In einer Flut der sehr unterhaltenden Ideen und Motive ist dann doch ein zentrales unerschlossen geblieben: Angekündigt war eigentlich die Auseinandersetzung mit dem gespaltenen Deutschland. Übrig geblieben ist davon lediglich eine Karl-Marx-Karikatur, die als der Geist von Hamlets Vater über die Bühne stolpert: Ein Rest der gemordeten DDR im neuen bundesrepublikanischen Deutschland. Gespielt wird die Figur von Ruth Reinecke, die hier ihre letzte Premiere am Gorki-Theater bestreitet, dessen Ensemble sie seit 1979 angehört.

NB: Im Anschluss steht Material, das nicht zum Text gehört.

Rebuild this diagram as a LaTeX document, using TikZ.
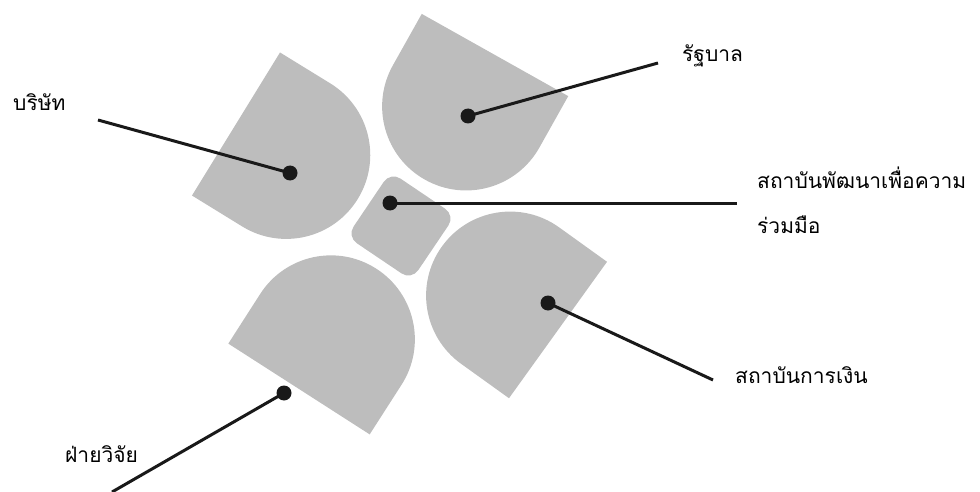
\documentclass[tikz,border=0pt]{standalone}
\usepackage{fontspec}
\newfontfamily\thaifont[Script=Thai]{Loma}
\usepackage{tikz}

\begin{document}
\begin{tikzpicture}[x=1pt,y=1pt,
	petalgray/.style={fill=black!26},
	dot/.style={circle,fill=black!90,inner sep=0pt,minimum size=15pt},
	leader/.style={line width=3pt,black!90},
	thaitext/.style={anchor=base west,inner sep=0pt,font=\thaifont\fontsize{21}{24}\selectfont},
	petal/.pic={\fill[petalgray] (0,-84) -- (59,-84) arc[start angle=-90,end angle=90,radius=84pt] -- (0,84) -- cycle;}]
			
			\useasboundingbox (0,0) rectangle (980,-492);
			
			% four petals and the middle
			\path (236,-124) pic[rotate=-31.6] {petal};
			\path (495,-55) pic[rotate=-119.3] {petal};
			\path (558,-330) pic[rotate=144.3] {petal};
			\path (299,-389) pic[rotate=57.3] {petal};
			\node[petalgray,rounded corners=12pt,minimum size=78pt,inner sep=0pt,rotate=-34] (coop) at (401,-226) {};
			
			\node[dot] (firmdot) at (290,-173) {};
			\node[dot] (govdot) at (468,-116) {};
			\node[dot] (coopdot) at (390,-203) {};
			\node[dot] (bankdot) at (548,-303) {};
			\node[dot] (labdot) at (284,-393) {};
			
			\coordinate (firmend) at (98,-120);
			\coordinate (govend) at (658,-63);
			\coordinate (coopend) at (737,-203);
			\coordinate (bankend) at (713,-380);
			\coordinate (labend) at (112,-492);
			
			\draw[leader] (firmdot.center) -- (firmend);
			\draw[leader] (govdot.center) -- (govend);
			\draw[leader] (coopdot.center) -- (coopend);
			\draw[leader] (bankdot.center) -- (bankend);
			\draw[leader] (labdot.center) -- (labend);
			
			\node[thaitext] (firm) at (13,-111) {บริษัท};
			\node[thaitext] (gov) at (682,-62) {รัฐบาล};
			\node[thaitext] (coop1) at (757,-188) {สถาบันพัฒนาเพื่อความ};
			\node[thaitext] (coop2) at (757,-233) {ร่วมมือ};
			\node[thaitext] (bank) at (735,-383) {สถาบันการเงิน};
			\node[thaitext] (lab) at (65,-462) {ฝ่ายวิจัย};
			
		\end{tikzpicture}
\end{document}
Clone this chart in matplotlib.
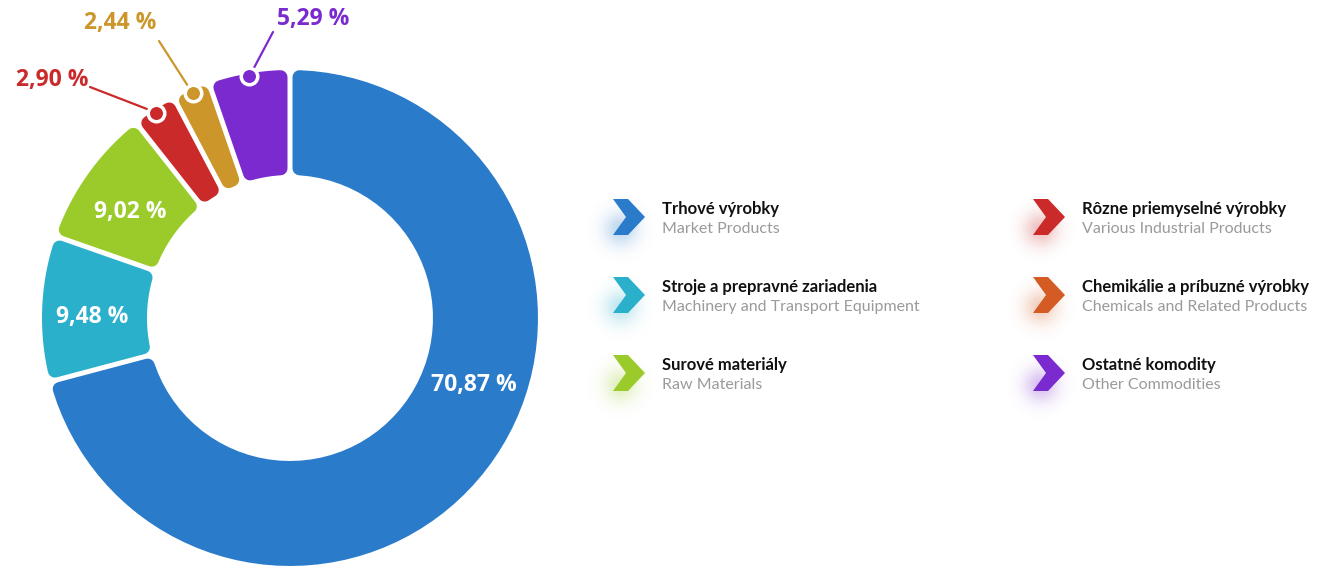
import numpy as np
import matplotlib
matplotlib.use("Agg")
import matplotlib.pyplot as plt
from matplotlib.patches import Polygon

# data
shares = [70.87, 9.48, 9.02, 2.90, 2.44, 5.29]
share_labels = ["70,87 %", "9,48 %", "9,02 %", "2,90 %", "2,44 %", "5,29 %"]
slice_colors = ["#2b7bcb", "#2bb0cc", "#9acb2a", "#cb2a2a", "#cc962b", "#7a2ace"]

legend_titles = ["Trhové výrobky", "Stroje a prepravné zariadenia", "Surové materiály",
                 "Rôzne priemyselné výrobky", "Chemikálie a príbuzné výrobky", "Ostatné komodity"]
legend_subtitles = ["Market Products", "Machinery and Transport Equipment", "Raw Materials",
                    "Various Industrial Products", "Chemicals and Related Products", "Other Commodities"]
legend_colors = ["#2b7bcb", "#2bb0cc", "#9acb2a", "#cb2a2a", "#d55b24", "#7a2ace"]

W, H = 1322, 566
fig = plt.figure(figsize=(W / 100, H / 100), dpi=100)
ax = fig.add_axes([0, 0, 1, 1])
ax.set_xlim(0, W)
ax.set_ylim(H, 0)
ax.set_aspect("equal")
ax.axis("off")

# donut geometry (pixels)
cx, cy = 290, 318
r_out, r_in = 248, 143
rc = 7      # corner radius
gap = 5
pt = 72 / 100  # px -> points


def slice_poly(a1, a2):
    """a1 < a2 math angles in degrees; returns shrunk polygon in pixel coords"""
    s = rc + gap / 2
    ro, ri = r_out - rc, r_in + rc
    do = np.degrees(np.arcsin(s / ro))
    di = np.degrees(np.arcsin(s / ri))
    t_out = np.radians(np.linspace(a1 + do, a2 - do, 80))
    t_in = np.radians(np.linspace(a2 - di, a1 + di, 60))
    xs = np.concatenate([cx + ro * np.cos(t_out), cx + ri * np.cos(t_in)])
    ys = np.concatenate([cy - ro * np.sin(t_out), cy - ri * np.sin(t_in)])
    return np.column_stack([xs, ys])


cum = np.concatenate([[0], np.cumsum(shares)])
bounds = 90 - 3.6 * cum
mids = (bounds[:-1] + bounds[1:]) / 2

for i, col in enumerate(slice_colors):
    poly = Polygon(slice_poly(bounds[i + 1], bounds[i]), closed=True,
                   facecolor=col, edgecolor=col, lw=2 * rc * pt, joinstyle="round")
    ax.add_patch(poly)

num_font = dict(family=["Open Sans", "DejaVu Sans"], fontweight="bold", fontsize=16.5)

# labels inside
inside_pos = [(474, 385), (92, 317), (130, 212)]
for i, (x, y) in enumerate(inside_pos):
    ax.text(x, y, share_labels[i], color="white", ha="center", va="center", **num_font)

# labels outside with leader lines and dots
outside_pos = [(52, 80), (120, 23), (313, 19)]
line_start = [(90, 87), (159, 41), (273, 32)]
for k, i in enumerate([3, 4, 5]):
    a = np.radians(mids[i])
    dx, dy = cx + 245 * np.cos(a), cy - 245 * np.sin(a)
    ax.plot([line_start[k][0], dx], [line_start[k][1], dy], color=slice_colors[i], lw=1.6,
            solid_capstyle="round", zorder=3)
    ax.plot(dx, dy, "o", ms=16.5 * pt, mfc=slice_colors[i], mec="white", mew=3.5 * pt, zorder=4)
    ax.text(outside_pos[k][0], outside_pos[k][1], share_labels[i], color=slice_colors[i],
            ha="center", va="center", **num_font)

# legend
col_x = [613, 1033]
row_y = [217, 295, 373]
chev = np.array([[0, -18], [15, -18], [32, 0], [15, 18], [0, 18], [13, 0]])
gx, gy = np.meshgrid(np.arange(-45, 46), np.arange(-45, 46))
blob = np.exp(-(gx ** 2 + gy ** 2) / (2 * 12.0 ** 2))
for j in range(6):
    x0 = col_x[j // 3]
    y0 = row_y[j % 3]
    rgb = matplotlib.colors.to_rgb(legend_colors[j])
    img = np.zeros((91, 91, 4))
    img[..., :3] = rgb
    img[..., 3] = 0.3 * blob
    ax.imshow(img, extent=(x0 + 8 - 45, x0 + 8 + 45, y0 + 12 + 45, y0 + 12 - 45),
              interpolation="bilinear", zorder=1)
    ax.add_patch(Polygon(chev + [x0, y0], closed=True, facecolor=legend_colors[j],
                         edgecolor="none", zorder=2))
    ax.text(x0 + 49, y0 - 8, legend_titles[j], color="#111111", fontsize=12,
            family=["Lato", "DejaVu Sans"], fontweight="bold", ha="left", va="center")
    ax.text(x0 + 49, y0 + 12, legend_subtitles[j], color="#9a9a9a", fontsize=11.5,
            family=["Lato", "DejaVu Sans"], ha="left", va="center")

ax.set_xlim(0, W)
ax.set_ylim(H, 0)
fig.savefig("out.png", dpi=100)
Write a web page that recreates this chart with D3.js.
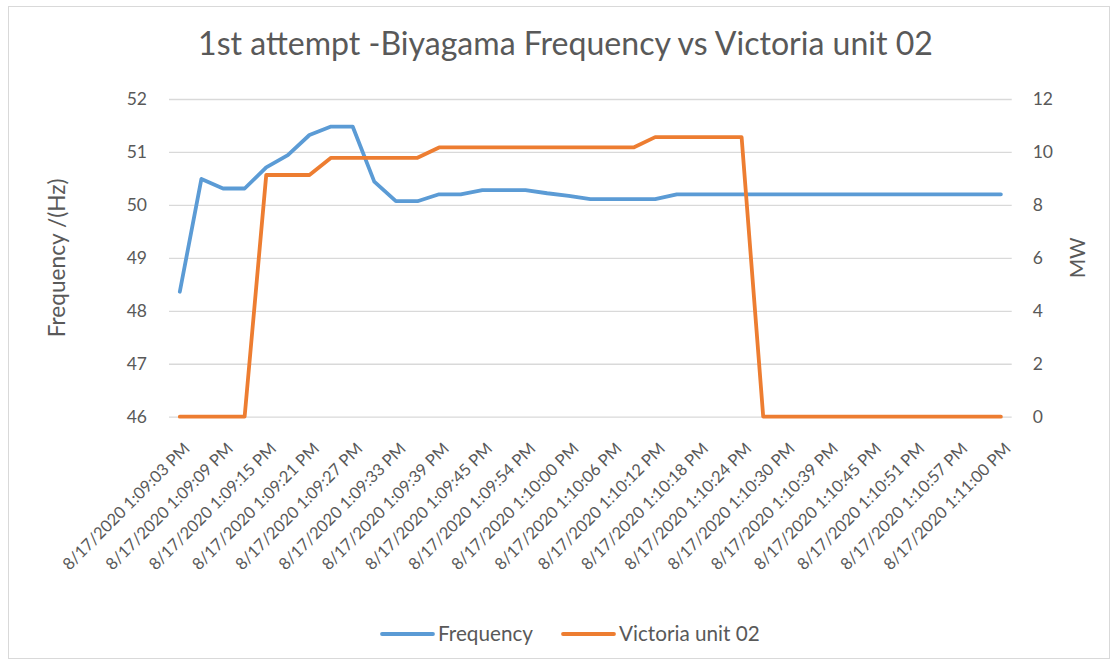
<!DOCTYPE html>
<html>
<head>
<meta charset="utf-8">
<script src="https://cdn.jsdelivr.net/npm/d3@7"></script>
<style>
  html, body { margin: 0; padding: 0; background: #fff; }
  svg { display: block; }
  text { font-family: Lato, "Noto Sans", sans-serif; fill: #595959; }
</style>
</head>
<body>
<svg id="chart" width="1115" height="665"></svg>
<script>
// ---------------- data ----------------
const categories = [
  "8/17/2020 1:09:03 PM", "8/17/2020 1:09:06 PM", "8/17/2020 1:09:09 PM", "8/17/2020 1:09:12 PM",
  "8/17/2020 1:09:15 PM", "8/17/2020 1:09:18 PM", "8/17/2020 1:09:21 PM", "8/17/2020 1:09:24 PM",
  "8/17/2020 1:09:27 PM", "8/17/2020 1:09:30 PM", "8/17/2020 1:09:33 PM", "8/17/2020 1:09:36 PM",
  "8/17/2020 1:09:39 PM", "8/17/2020 1:09:42 PM", "8/17/2020 1:09:45 PM", "8/17/2020 1:09:48 PM",
  "8/17/2020 1:09:54 PM", "8/17/2020 1:09:57 PM", "8/17/2020 1:10:00 PM", "8/17/2020 1:10:03 PM",
  "8/17/2020 1:10:06 PM", "8/17/2020 1:10:09 PM", "8/17/2020 1:10:12 PM", "8/17/2020 1:10:15 PM",
  "8/17/2020 1:10:18 PM", "8/17/2020 1:10:21 PM", "8/17/2020 1:10:24 PM", "8/17/2020 1:10:27 PM",
  "8/17/2020 1:10:30 PM", "8/17/2020 1:10:33 PM", "8/17/2020 1:10:39 PM", "8/17/2020 1:10:42 PM",
  "8/17/2020 1:10:45 PM", "8/17/2020 1:10:48 PM", "8/17/2020 1:10:51 PM", "8/17/2020 1:10:54 PM",
  "8/17/2020 1:10:57 PM", "8/17/2020 1:10:58 PM", "8/17/2020 1:11:00 PM"
];
const frequency = [
  48.36, 50.49, 50.31, 50.31, 50.71, 50.94, 51.32, 51.48, 51.48, 50.44,
  50.07, 50.07, 50.20, 50.20, 50.28, 50.28, 50.28, 50.22, 50.17, 50.11,
  50.11, 50.11, 50.11, 50.20, 50.20, 50.20, 50.20, 50.20, 50.20, 50.20,
  50.20, 50.20, 50.20, 50.20, 50.20, 50.20, 50.20, 50.20, 50.20
];
const victoria = [
  0, 0, 0, 0, 9.13, 9.13, 9.13, 9.78, 9.78, 9.78,
  9.78, 9.78, 10.17, 10.17, 10.17, 10.17, 10.17, 10.17, 10.17, 10.17,
  10.17, 10.17, 10.56, 10.56, 10.56, 10.56, 10.56, 0, 0, 0,
  0, 0, 0, 0, 0, 0, 0, 0, 0
];
const leftTicks = [46, 47, 48, 49, 50, 51, 52];
const rightTicks = [0, 2, 4, 6, 8, 10, 12];
const seriesNames = ["Frequency", "Victoria unit 02"];
const seriesColors = ["#5B9BD5", "#ED7D31"];
const titleText = "1st attempt -Biyagama Frequency vs Victoria unit 02";
const leftTitle = "Frequency /(Hz)";
const rightTitle = "MW";

// ---------------- layout ----------------
const svg = d3.select("#chart");
const plot = { left: 169, right: 1011.7, top: 99, bottom: 416.7 };

function fit(sel, target) {
  const node = sel.node();
  const fs = parseFloat(sel.attr("font-size"));
  const w = node.getComputedTextLength();
  if (w > 0) sel.attr("font-size", (fs * target / w).toFixed(2));
  return sel;
}

// border
svg.append("rect")
  .attr("x", 8.5).attr("y", 6.5).attr("width", 1101).attr("height", 652)
  .attr("fill", "#fff").attr("stroke", "#d9d9d9").attr("stroke-width", 1);

const x = d3.scaleBand().domain(d3.range(categories.length))
  .range([plot.left, plot.right]).padding(0);
const xc = i => x(i) + x.bandwidth() / 2;
const yL = d3.scaleLinear().domain([46, 52]).range([plot.bottom, plot.top]);
const yR = d3.scaleLinear().domain([0, 12]).range([plot.bottom, plot.top]);

// gridlines
svg.append("g")
  .attr("transform", `translate(${plot.left},0)`)
  .call(d3.axisLeft(yL).tickValues(leftTicks).tickSize(-(plot.right - plot.left)).tickFormat(""))
  .call(g => g.select(".domain").remove())
  .call(g => g.selectAll("line").attr("stroke", "#d9d9d9").attr("stroke-width", 1.3));

// left axis labels
const gL = svg.append("g")
  .attr("transform", `translate(${plot.left},0)`)
  .call(d3.axisLeft(yL).tickValues(leftTicks).tickSize(0).tickPadding(22).tickFormat(d3.format("d")))
  .call(g => g.select(".domain").remove());
gL.attr("font-family", null).attr("font-size", null);
gL.selectAll("text").attr("font-size", 17.5).attr("fill", "#595959");

// right axis labels
const gR = svg.append("g")
  .attr("transform", `translate(${plot.right},0)`)
  .call(d3.axisRight(yR).tickValues(rightTicks).tickSize(0).tickPadding(21).tickFormat(d3.format("d")))
  .call(g => g.select(".domain").remove());
gR.attr("font-family", null).attr("font-size", null);
gR.selectAll("text").attr("font-size", 17.5).attr("fill", "#595959");

// x axis labels
const gX = svg.append("g")
  .attr("transform", `translate(0,${plot.bottom})`)
  .call(d3.axisBottom(x).tickValues(d3.range(0, categories.length, 2)).tickSize(0)
    .tickFormat(i => categories[i]))
  .call(g => g.select(".domain").remove());
gX.attr("font-family", null).attr("font-size", null);
gX.selectAll("text")
  .attr("font-size", 16.5)
  .attr("fill", "#595959")
  .attr("text-anchor", "end")
  .attr("dy", null)
  .attr("y", 0)
  .attr("transform", "translate(11,33) rotate(-45)");

// lines
const lineL = d3.line().x((d, i) => xc(i)).y(d => yL(d));
const lineR = d3.line().x((d, i) => xc(i)).y(d => yR(d));
svg.append("path").datum(frequency).attr("d", lineL)
  .attr("fill", "none").attr("stroke", seriesColors[0]).attr("stroke-width", 3.8)
  .attr("stroke-linejoin", "round").attr("stroke-linecap", "round");
svg.append("path").datum(victoria).attr("d", lineR)
  .attr("fill", "none").attr("stroke", seriesColors[1]).attr("stroke-width", 3.8)
  .attr("stroke-linejoin", "round").attr("stroke-linecap", "round");

// title
const t = svg.append("text").attr("x", 565.5).attr("y", 55).attr("text-anchor", "middle")
  .attr("font-size", 26).text(titleText);
fit(t, 735);

// axis titles
const lt = svg.append("text").attr("text-anchor", "middle").attr("dy", "0.35em")
  .attr("transform", `translate(57,${(plot.top + plot.bottom) / 2}) rotate(-90)`)
  .attr("font-size", 18).text(leftTitle);
fit(lt, 159);
const rt = svg.append("text").attr("text-anchor", "middle").attr("dy", "0.35em")
  .attr("transform", `translate(1078,${(plot.top + plot.bottom) / 2}) rotate(-90)`)
  .attr("font-size", 18).text(rightTitle);
fit(rt, 41);

// legend
const legendX = [382, 563];
const legendY = 634;
const leg = svg.append("g");
seriesNames.forEach((name, k) => {
  leg.append("line").attr("x1", legendX[k]).attr("x2", legendX[k] + 51)
    .attr("y1", legendY).attr("y2", legendY)
    .attr("stroke", seriesColors[k]).attr("stroke-width", 3.8).attr("stroke-linecap", "round");
  const tx = leg.append("text").attr("x", legendX[k] + 56).attr("y", legendY).attr("dy", "0.35em")
    .attr("font-size", 17.5).text(name);
  if (k === 0) fit(tx, 95);
});
const lfs = leg.select("text").attr("font-size");
leg.selectAll("text").attr("font-size", lfs);
</script>
</body>
</html>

Dass da was faul ist im Staate Germany, zeigt Regisseur Weise in seiner ideenfrohen Stückkarikatur. Dass dies vor allem der Verlust einer verbindlichen Wirklichkeitswahrnehmung ist, umkreist er mit dem Spiel um Fake, Illusion, Theater und Film. Mit großem Ernst ist die berühmte Fechtszene geprobt worden, als Beweis des Glaubens in das traditionelle Theaterhandwerk. Dreimal wird sie gespielt auf der Suche nach einer verlorenen Wahrhaftigkeit. Dreimal auch spielt Svenja Liesau Hamlets Sterbemonolog und unterbricht sich selbst mit dem Wort „Cut“. Und jedes Mal werden weitere Filmcrewmitglieder vom Set geschickt. Bis die Protagonistin endlich mit dem Publikum allein ist. Aber auch das nützt nichts. Der gesuchte Ausdruck, mit dem man jetzt noch einmal zu Shakespeare aufschließen könnte, ist nicht mehr zu bekommen. Ein lustiger, ein manchmal brillanter und oft schillernder Abend um Spiel und Illusion, Fake und Wirklichkeit geht melancholisch zu Ende: In einer falschen Welt gibt es keinen wahren Ausdruck.